*Set problem*:
Stop at the line containing "10.0, 9.47, 7.0]": write out every line from the beginning of the entries up to and including it, minus the pictures.

## START

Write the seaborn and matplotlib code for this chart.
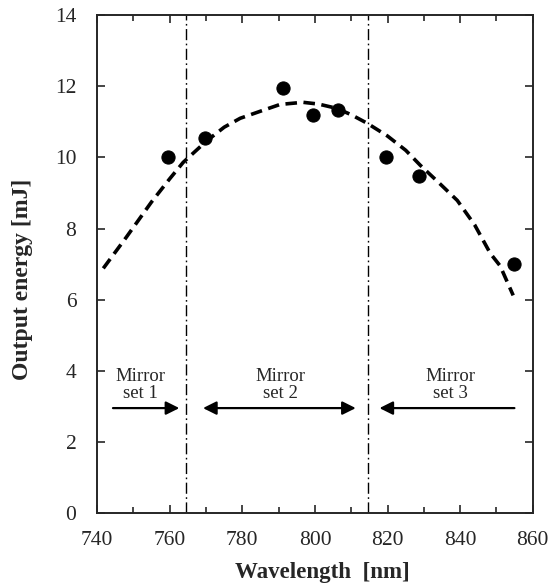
import numpy as np
import pandas as pd
import matplotlib
matplotlib.use("Agg")
import matplotlib.pyplot as plt
import seaborn as sns

# measured points
wl_points = [759.6, 769.7, 791.2, 799.5, 806.4, 819.6, 828.7, 854.9]
energy_points = [10.0, 10.55, 11.95, 11.18, 11.33, 10.0, 9.47, 7.0]

# dashed fit curve
wl_curve = [741.7, 748, 755, 760, 763.7, 770, 775, 779.4, 785, 790.4, 796.7,
            801, 806, 810, 814.4, 820, 825, 829, 834, 839.2, 844, 848.3, 851, 854.6]
energy_curve = [6.88, 7.75, 8.75, 9.4, 9.86, 10.45, 10.85, 11.1, 11.3, 11.49, 11.55,
                11.5, 11.38, 11.2, 10.96, 10.6, 10.2, 9.78, 9.3, 8.79, 8.1, 7.3, 6.95, 6.12]

mirror_edges = [764.5, 814.5]
labels = ["Mirror\nset 1", "Mirror\nset 2", "Mirror\nset 3"]
label_x = [751.8, 790.5, 837.2]

sns.set_style("ticks")
plt.rcParams["font.family"] = ["Liberation Serif", "DejaVu Serif"]

fig = plt.figure(figsize=(5.55, 5.84), dpi=100)
ax = fig.add_axes([0.175, 0.1216, 0.785, 0.8524])

pts = pd.DataFrame({"wl": wl_points, "energy": energy_points})
curve = pd.DataFrame({"wl": wl_curve, "energy": energy_curve})

sns.lineplot(data=curve, x="wl", y="energy", ax=ax, color="black",
             linestyle=(0, (3.2, 1.8)), linewidth=2.6, sort=False)
sns.scatterplot(data=pts, x="wl", y="energy", ax=ax, color="black",
                s=90, edgecolor="black", zorder=3)

for xe in mirror_edges:
    ax.axvline(xe, color="black", linestyle=(0, (8, 2.5, 1.2, 2.5)), linewidth=1.0)

arrow_kw = dict(arrowstyle="-|>", color="black", lw=1.6, mutation_scale=20)
ax.annotate("", xy=(763.4, 2.95), xytext=(743.6, 2.95), arrowprops=arrow_kw)
ax.annotate("", xy=(768.4, 2.95), xytext=(812, 2.95),
            arrowprops=dict(arrowstyle="<|-|>", color="black", lw=1.6, mutation_scale=20))
ax.annotate("", xy=(817, 2.95), xytext=(855.7, 2.95), arrowprops=arrow_kw)

for lx, txt in zip(label_x, labels):
    ax.text(lx, 3.6, txt, ha="center", va="center", fontsize=13.5, linespacing=1.0)

ax.set_xlim(740, 860)
ax.set_ylim(0, 14)
ax.set_xticks(np.arange(740, 861, 20))
ax.set_xticks(np.arange(740, 861, 10), minor=True)
ax.set_yticks(np.arange(0, 15, 2))
ax.tick_params(which="both", direction="in", top=True, right=True,
               labelsize=15.5, width=1.2)
ax.tick_params(axis="x", which="major", pad=13)
ax.tick_params(axis="y", which="major", pad=15)
ax.tick_params(which="major", length=6)
ax.tick_params(which="minor", length=4)
for s in ax.spines.values():
    s.set_linewidth(1.4)

ax.set_xlabel("Wavelength  [nm]", fontsize=16.5, fontweight="bold")
ax.set_ylabel("Output energy [mJ]", fontsize=17, fontweight="bold")
ax.xaxis.set_label_coords(0.518, -0.098)
ax.yaxis.set_label_coords(-0.147, 0.47)

fig.savefig("out.png", dpi=100)
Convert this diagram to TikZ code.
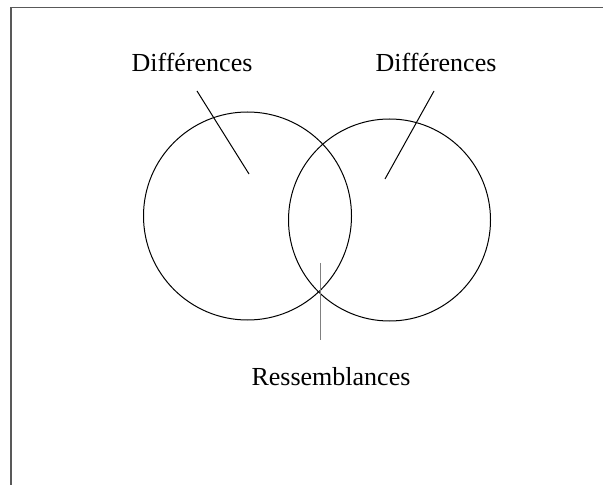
\documentclass[tikz,border=0pt]{standalone}
\usepackage{fontspec}
\setmainfont{Liberation Serif}
\begin{document}
\begin{tikzpicture}[x=0.5pt,y=-0.5pt,line width=0.5pt]
\tikzset{lbl/.style={font=\fontsize{13}{15}\selectfont, inner sep=0pt},
  ensemble/.style={circle, draw, inner sep=0pt}}
\useasboundingbox (0,0) rectangle (603,485);
% cadre
\draw[gray!70!black,line width=0.75pt] (11,485) -- (11,7.5) -- (603,7.5);
% les deux ensembles
\node[ensemble,minimum size=104pt] (gauche) at (247.5,216) {};
\node[ensemble,minimum size=101pt] (droite) at (389.5,220) {};
% textes
\node[lbl] (diffg) at (192,62) {Différences};
\node[lbl] (diffd) at (436,62) {Différences};
\node[lbl] (ress) at (331,377) {Ressemblances};
% traits
\coordinate (pg1) at (197,91);  \coordinate (pg2) at (249,174);
\coordinate (pd1) at (434,91);  \coordinate (pd2) at (385,179);
\coordinate (pr1) at (320,263); \coordinate (pr2) at (320,340);
\draw (pg1) -- (pg2);
\draw (pd1) -- (pd2);
\draw[gray] (pr1) -- (pr2);
\end{tikzpicture}
\end{document}
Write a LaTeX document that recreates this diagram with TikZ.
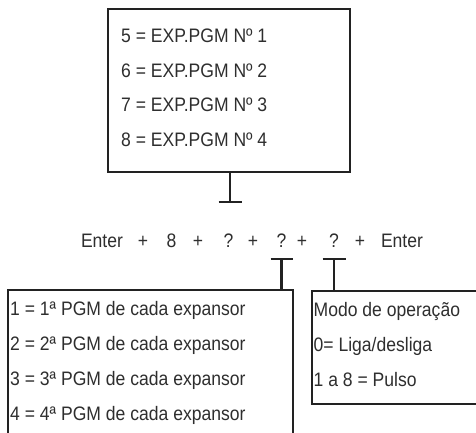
\documentclass[tikz,border=0pt]{standalone}
\usepackage{fontspec}
\setmainfont{Liberation Sans}[FakeStretch=0.9]
\definecolor{ink}{HTML}{2E2E2E}
\definecolor{rule}{HTML}{222222}
\tikzset{
  box/.style={draw=rule, line width=2.3bp, inner sep=0pt},
  row/.style={anchor=base west, inner sep=0pt, text=ink, font=\fontsize{19.5bp}{22bp}\selectfont},
  key/.style={anchor=base, inner sep=0pt, text=ink, font=\fontsize{19.5bp}{22bp}\selectfont},
  tee/.style={draw=rule, line width=2.3bp},
}
\begin{document}
\begin{tikzpicture}[x=1bp,y=-1bp]
  % Frame
  \clip (0,0) rectangle (476,432);
  % Expander box
  \node[box, minimum width=242bp, minimum height=163bp] (exp) at (229,90.5) {};
  \node[row] (e1) at (121,42) {5 = EXP.PGM Nº 1};
  \node[row] (e2) at (121,77) {6 = EXP.PGM Nº 2};
  \node[row] (e3) at (121,111) {7 = EXP.PGM Nº 3};
  \node[row] (e4) at (121,146) {8 = EXP.PGM Nº 4};
  % Key sequence
  \node[key] (k1) at (102,247) {Enter};
  \node[key] (p1) at (143,247) {+};
  \node[key] (k8) at (171.5,247) {8};
  \node[key] (p2) at (198,247) {+};
  \node[key] (q1) at (228.5,247) {?};
  \node[key] (p3) at (253,247) {+};
  \node[key] (q2) at (281.5,247) {?};
  \node[key] (p4) at (302,247) {+};
  \node[key] (q3) at (334,247) {?};
  \node[key] (p5) at (360,247) {+};
  \node[key] (k2) at (402,247) {Enter};
  % PGM box
  \node[box, minimum width=285bp, minimum height=170bp] (pgm) at (150.5,375) {};
  \node[row] (g1) at (10,315) {1 = 1ª PGM de cada expansor};
  \node[row] (g2) at (10,350) {2 = 2ª PGM de cada expansor};
  \node[row] (g3) at (10,385) {3 = 3ª PGM de cada expansor};
  \node[row] (g4) at (10,420) {4 = 4ª PGM de cada expansor};
  % Mode box
  \node[box, minimum width=198bp, minimum height=113bp] (mode) at (411,347.5) {};
  \node[row] (m1) at (313.5,316) {Modo de operação};
  \node[row] (m2) at (313.5,351) {0= Liga/desliga};
  \node[row] (m3) at (313.5,386) {1 a 8 = Pulso};
  % Tee markers
  \coordinate (t1) at (230,202);
  \coordinate (t2) at (q2 |- 0,259);
  \coordinate (t3) at (q3 |- 0,259);
  \draw[tee] (exp.south -| t1) -- (t1);
  \draw[tee] ([xshift=-11.5bp]t1) -- ([xshift=11.5bp]t1);
  \draw[tee] (pgm.north -| t2) -- (t2);
  \draw[tee] ([xshift=-11bp]t2) -- ([xshift=11bp]t2);
  \draw[tee] (mode.north -| t3) -- (t3);
  \draw[tee] ([xshift=-11.5bp]t3) -- ([xshift=11.5bp]t3);
\end{tikzpicture}
\end{document}
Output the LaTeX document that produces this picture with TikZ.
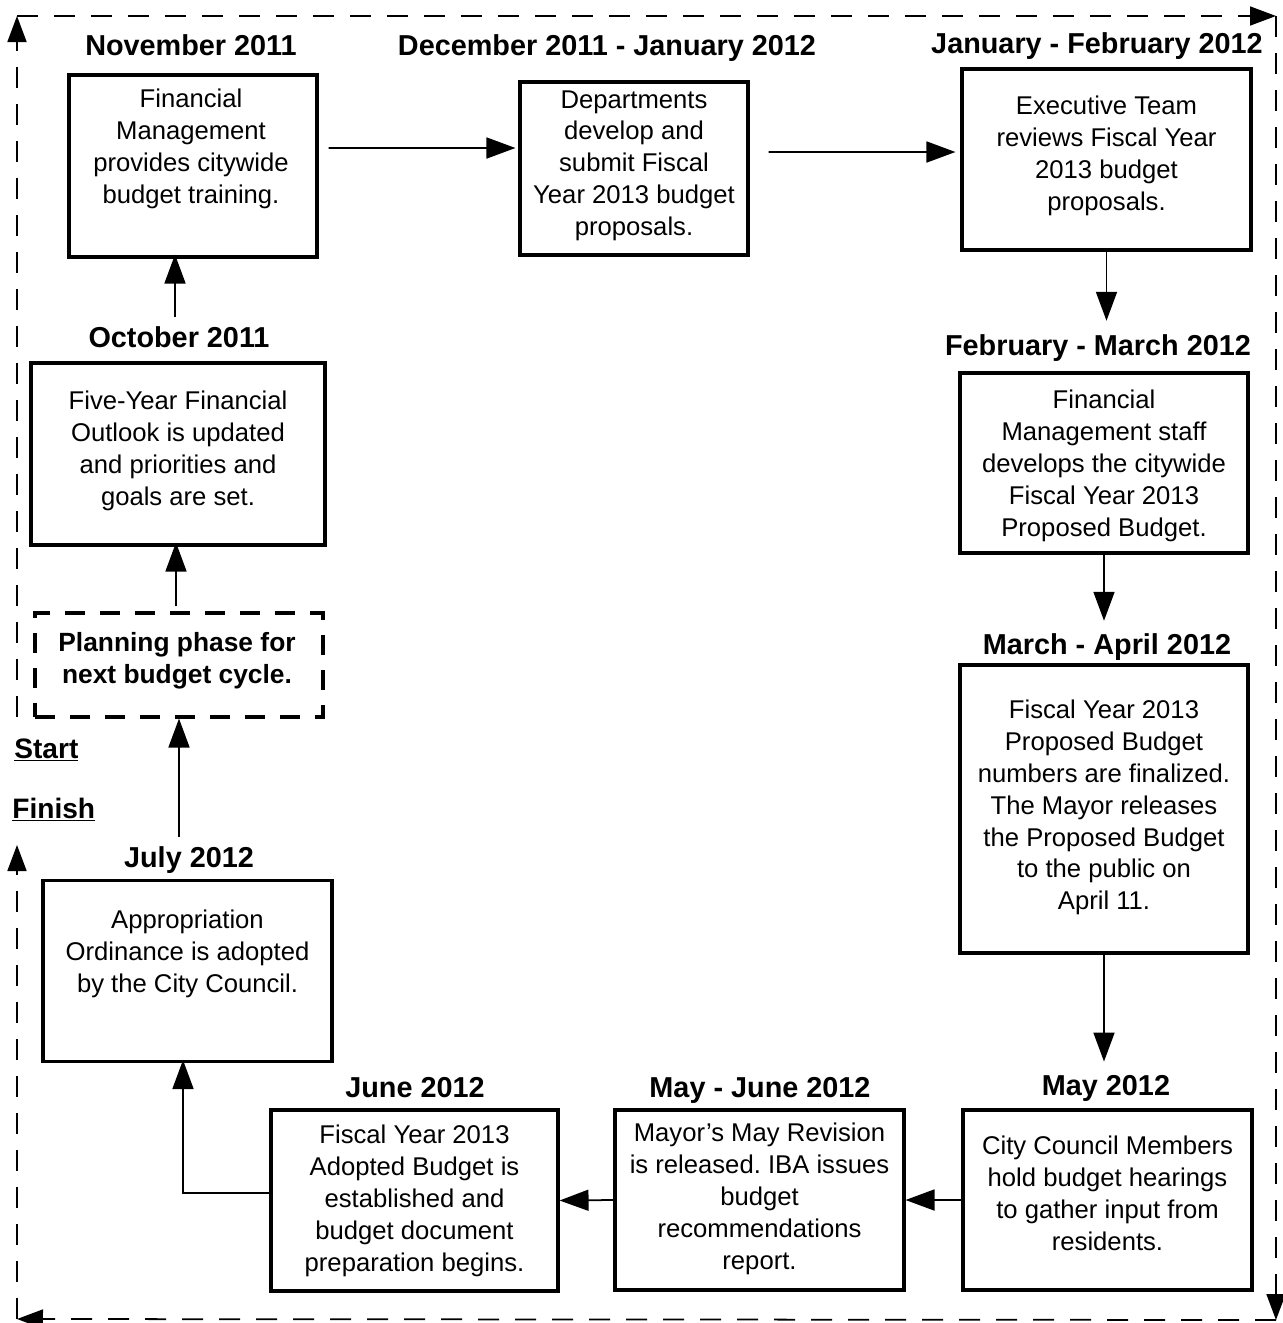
\documentclass[tikz,border=0pt]{standalone}
\usepackage{fontspec}
\setmainfont{Liberation Sans}
\usetikzlibrary{arrows.meta}
\frenchspacing

\tikzset{
	stage/.style={draw, line width=1.8pt, inner sep=0pt},
	body/.style={align=center, inner sep=0pt, anchor=north, font=\fontsize{14.6}{18.1}\selectfont},
	when/.style={inner sep=0pt, anchor=base, font=\fontsize{16.4}{19}\selectfont\bfseries},
	endlabel/.style={inner sep=0pt, anchor=base west, font=\fontsize{16}{19}\selectfont\bfseries},
	flow/.style={-{Triangle[length=0.58cm,width=0.42cm]}, line width=1pt},
	cycleline/.style={-{Triangle[length=0.52cm,width=0.38cm]}, line width=1pt, dash pattern=on 0.42cm off 0.32cm}
}

\begin{document}
\begin{tikzpicture}[x=0.02cm, y=-0.02cm]
		\useasboundingbox (0,0) rectangle (1283,1323);

		% dashed cycle round the page
		\coordinate (start) at (17,717);
		\coordinate (finish) at (17,845);
		\coordinate (tl) at (17,16);
		\coordinate (tr) at (1276,16);
		\coordinate (br) at (1276,1320);
		\coordinate (bl) at (17,1319);
		\draw[cycleline] (start) -- (tl);
		\draw[cycleline] (tl) -- (tr);
		\draw[cycleline] (tr) -- (br);
		\draw[cycleline] (br) -- (bl);
		\draw[cycleline] (bl) -- (finish);

		\node[endlabel] (start-label) at (14,758) {\underline{Start}};
		\node[endlabel] (finish-label) at (12,818) {\underline{Finish}};

		% top row
		\node[when] (nov-title) at (191,55) {November 2011};
		\node[stage, minimum width=4.96cm, minimum height=3.64cm] (nov) at (193,166) {};
		\node[body] (nov-text) at (191,89) {Financial\\Management\\provides citywide\\budget training.};

		\node[when] (dec-title) at (607,55) {December 2011 - January 2012};
		\node[stage, minimum width=4.56cm, minimum height=3.46cm] (dec) at (634,168.5) {};
		\node[body] (dec-text) at (634,90) {Departments\\develop and\\submit Fiscal\\Year 2013 budget\\proposals.};

		\node[when] (jan-title) at (1097,53) {January - February 2012};
		\node[stage, minimum width=5.78cm, minimum height=3.62cm] (jan) at (1106.5,159.5) {};
		\node[body] (jan-text) at (1106.5,96) {Executive Team\\reviews Fiscal Year\\2013 budget\\proposals.};

		% right column
		\node[when] (febmar-title) at (1098,355) {February - March 2012};
		\node[stage, minimum width=5.76cm, minimum height=3.6cm] (febmar) at (1104,463) {};
		\node[body] (febmar-text) at (1104,390) {Financial\\Management staff\\develops the citywide\\Fiscal Year 2013\\Proposed Budget.};

		\node[when] (marapr-title) at (1107,654) {March - April 2012};
		\node[stage, minimum width=5.76cm, minimum height=5.76cm] (marapr) at (1104,809) {};
		\node[body] (marapr-text) at (1104,700) {Fiscal Year 2013\\Proposed Budget\\numbers are finalized.\\The Mayor releases\\the Proposed Budget\\to the public on\\April 11.};

		% bottom row
		\node[when] (may-title) at (1106,1095) {May 2012};
		\node[stage, minimum width=5.78cm, minimum height=3.6cm] (may) at (1107.5,1200) {};
		\node[body] (may-text) at (1107.5,1136) {City Council Members\\hold budget hearings\\to gather input from\\residents.};

		\node[when] (mayjun-title) at (760,1097) {May - June 2012};
		\node[stage, minimum width=5.78cm, minimum height=3.6cm] (mayjun) at (759.5,1200) {};
		\node[body] (mayjun-text) at (759.5,1123) {Mayor’s May Revision\\is released. IBA issues\\budget\\recommendations\\report.};

		\node[when] (jun-title) at (415,1097) {June 2012};
		\node[stage, minimum width=5.74cm, minimum height=3.62cm] (jun) at (414.5,1200.5) {};
		\node[body] (jun-text) at (414.5,1125) {Fiscal Year 2013\\Adopted Budget is\\established and\\budget document\\preparation begins.};

		% left column
		\node[when] (jul-title) at (189,867) {July 2012};
		\node[stage, minimum width=5.78cm, minimum height=3.62cm] (jul) at (187.5,971) {};
		\node[body] (jul-text) at (187.5,910) {Appropriation\\Ordinance is adopted\\by the City Council.};

		\node[stage, dashed, dash pattern=on 0.4cm off 0.3cm, minimum width=5.76cm, minimum height=2.08cm] (plan) at (179,665) {};
		\node[body, font=\fontsize{15}{18}\selectfont\bfseries] (plan-text) at (177,632) {Planning phase for\\next budget cycle.};

		\node[when] (oct-title) at (179,347) {October 2011};
		\node[stage, minimum width=5.88cm, minimum height=3.64cm] (oct) at (178,454) {};
		\node[body] (oct-text) at (178,391) {Five-Year Financial\\Outlook is updated\\and priorities and\\goals are set.};

		% connectors
		\draw[flow] ([xshift=0.2cm,yshift=0.36cm]nov.east) -- ([xshift=-0.06cm,yshift=0.41cm]dec.west);
		\draw[flow] ([xshift=0.38cm,yshift=0.33cm]dec.east) -- ([xshift=-0.1cm,yshift=0.15cm]jan.west);
		\draw[flow, shorten >=0.26cm] (jan.south) -- (jan.south |- febmar-title.north);
		\draw[flow, shorten >=0.24cm] (febmar.south) -- (febmar.south |- marapr-title.north);
		\draw[flow, shorten >=0.26cm] (marapr.south) -- (marapr.south |- may-title.north);
		\draw[flow] (may.west) -- (mayjun.east);
		\draw[flow] (mayjun.west) -- (jun.east);
		\draw[flow, shorten >=-0.06cm] ([yshift=0.15cm]jun.west) -| ([xshift=-0.09cm]jul.south);
		\draw[flow, shorten <=0.18cm] (plan.south |- jul-title.north) -- (plan.south);
		\draw[flow, shorten <=0.1cm, shorten >=-0.08cm] ([xshift=-0.06cm]plan.north) -- ([xshift=-0.06cm]plan.north |- oct.south);
		\draw[flow, shorten <=0.18cm, shorten >=-0.08cm] ([xshift=-0.06cm]oct.north |- oct-title.north) -- ([xshift=-0.06cm]oct.north |- nov.south);
	\end{tikzpicture}
\end{document}
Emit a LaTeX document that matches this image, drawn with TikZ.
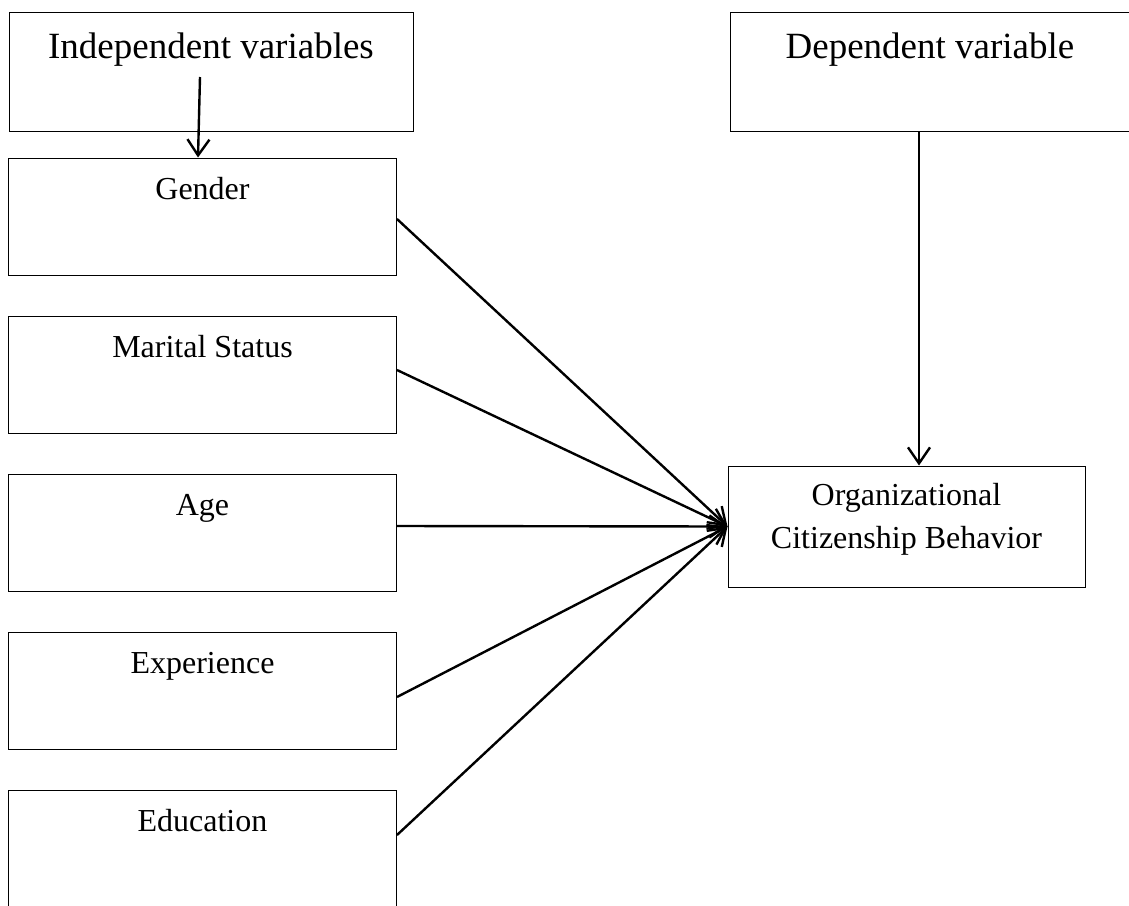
\documentclass[tikz,border=0pt]{standalone}
\usepackage{fontspec}
\setmainfont{Liberation Serif}
\usetikzlibrary{arrows.meta}

\begin{document}
\begin{tikzpicture}[x=1pt, y=1pt, node distance=158pt,
        headbox/.style={draw, rectangle, line width=1pt, inner sep=0pt, text height=46pt, text depth=73pt, font=\fontsize{37}{44}\selectfont},
        varbox/.style={draw, rectangle, line width=1pt, inner sep=0pt, minimum width=388pt, text height=41pt, text depth=76pt, font=\fontsize{32}{43}\selectfont},
        conn/.style={-{Straight Barb[length=16pt,width=22pt]}, line width=2.4pt}]
        \useasboundingbox (0,0) rectangle (1129,-905);

        \node[headbox, minimum width=404pt] (indep) at (211,-71.5) {Independent variables};
        \node[headbox, minimum width=400pt] (dep) at (930,-71.5) {Dependent variable};

        \node[varbox] (gender) at (202.5,-216.5) {Gender};
        \node[varbox, below of=gender] (marital) {Marital Status};
        \node[varbox, below of=marital] (age) {Age};
        \node[varbox, below of=age] (exper) {Experience};
        \node[varbox, below of=exper] (educ) {Education};

        % two lines: baseline of the box is the second line
        \node[varbox, minimum width=357pt, text height=82pt, text depth=39pt, align=center] (ocb) at (906.5,-526.5) {Organizational\\Citizenship Behavior};

        \coordinate (indepout) at (200,-77);
        \draw[conn] (indepout) -- ([xshift=-4.5pt]gender.north);
        \draw[conn] ([xshift=-11pt]dep.south) -- ([xshift=12.5pt]ocb.north);
        \foreach \var/\dy in {gender/-2.5, marital/4.5, age/6.5, exper/-6.5, educ/13.5}
            \draw[conn] ([yshift=\dy pt]\var.east) -- (ocb.west);
    \end{tikzpicture}
\end{document}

## END

*Task response*:
Write the seaborn and matplotlib code for this chart.
import numpy as np
import pandas as pd
import matplotlib
matplotlib.use("Agg")
import matplotlib.pyplot as plt
import seaborn as sns

# measured points
wl_points = [759.6, 769.7, 791.2, 799.5, 806.4, 819.6, 828.7, 854.9]
energy_points = [10.0, 10.55, 11.95, 11.18, 11.33, 10.0, 9.47, 7.0]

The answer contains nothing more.